If sonar finds debris field, then photography will be implemented
Relatives of Chinese passengers onboard Malaysia Airlines Flight 370 pray for their loved ones early today at a hotel in Beijing, China. On Sunday, an Australian ship detected two distinct, long-lasting sounds underwater consistent with the pings from aircraft black boxes in a major break in the monthlong hunt for the missing Malaysia Airlines jet.

PERTH, Australia – Warren Truss, Australia’s acting prime minister while Tony Abbott is overseas, said the crew on board the Ocean Shield will launch the underwater vehicle, the Bluefin 21 autonomous sub, on Tuesday. The sub can create a sonar map of the area to chart any debris on the sea floor. If it maps out a debris field, the crew will replace the sonar system with a camera unit to photograph any wreckage.

Angus Houston, who is heading the search, said Monday the Ocean Shield, which is towing sophisticated U.S. Navy listening equipment, detected late Saturday and early Sunday two distinct, long-lasting sounds underwater consistent with the pings from an aircraft’s “black boxes” – the flight data and cockpit voice recorders.

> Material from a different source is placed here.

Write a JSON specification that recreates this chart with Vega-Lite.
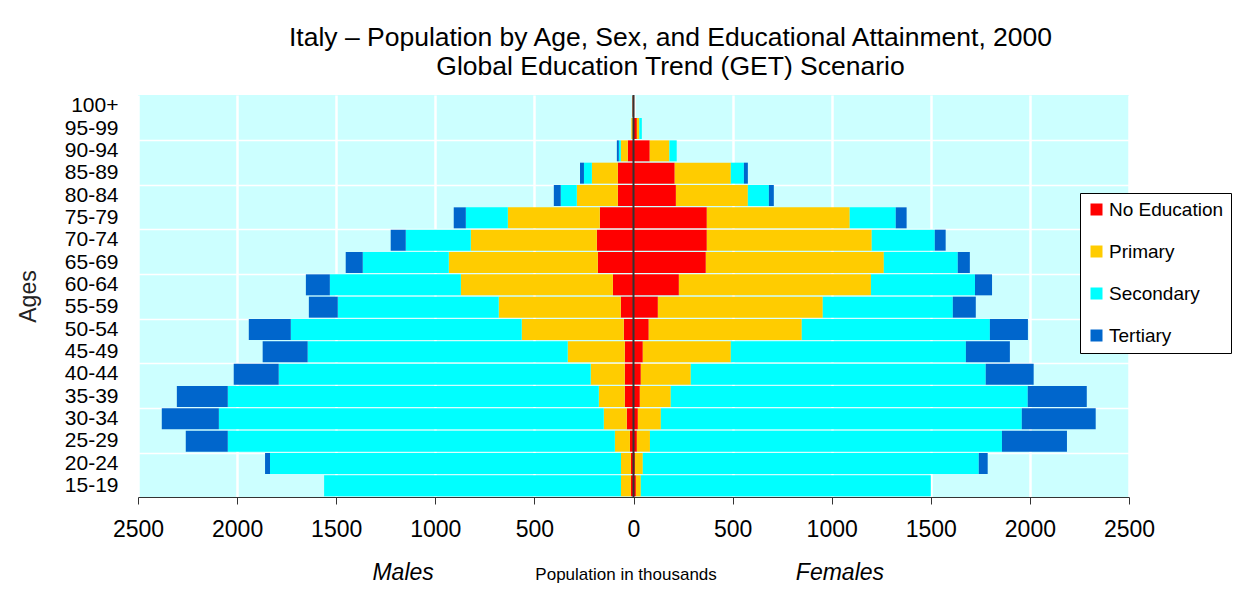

Crews have been trying to reshirt to locate the sounds since then to determine whether they are from Flight 370 but so far had no luck, Truss said.

The Ocean Shield, an Australian ship towing sophisticated U.S. Navy listening equipment, detected two distinct, long-lasting sounds underwater that are consistent with the pings from an aircraft’s “black boxes” – the flight data and cockpit voice recorders, Houston said.

Navy specialists Monday failed to pick up the signal detected Sunday by the Ocean Shield so they can triangulate its position and go to the next step of sending an unmanned miniature submarine into the depths to look for any plane wreckage.

Geoff Dell, discipline leader of accident investigation at Central Queensland University in Australia, said it would be “coincidental in the extreme” for the sounds to have come from anything other than an aircraft’s flight recorder.

“If they have a got a legitimate signal, and it’s not from one of the other vessels or something, you would have to say they are within a bull’s roar,” he said. “There’s still a chance that it’s a spurious signal that’s coming from somewhere else, and they are chasing a ghost.”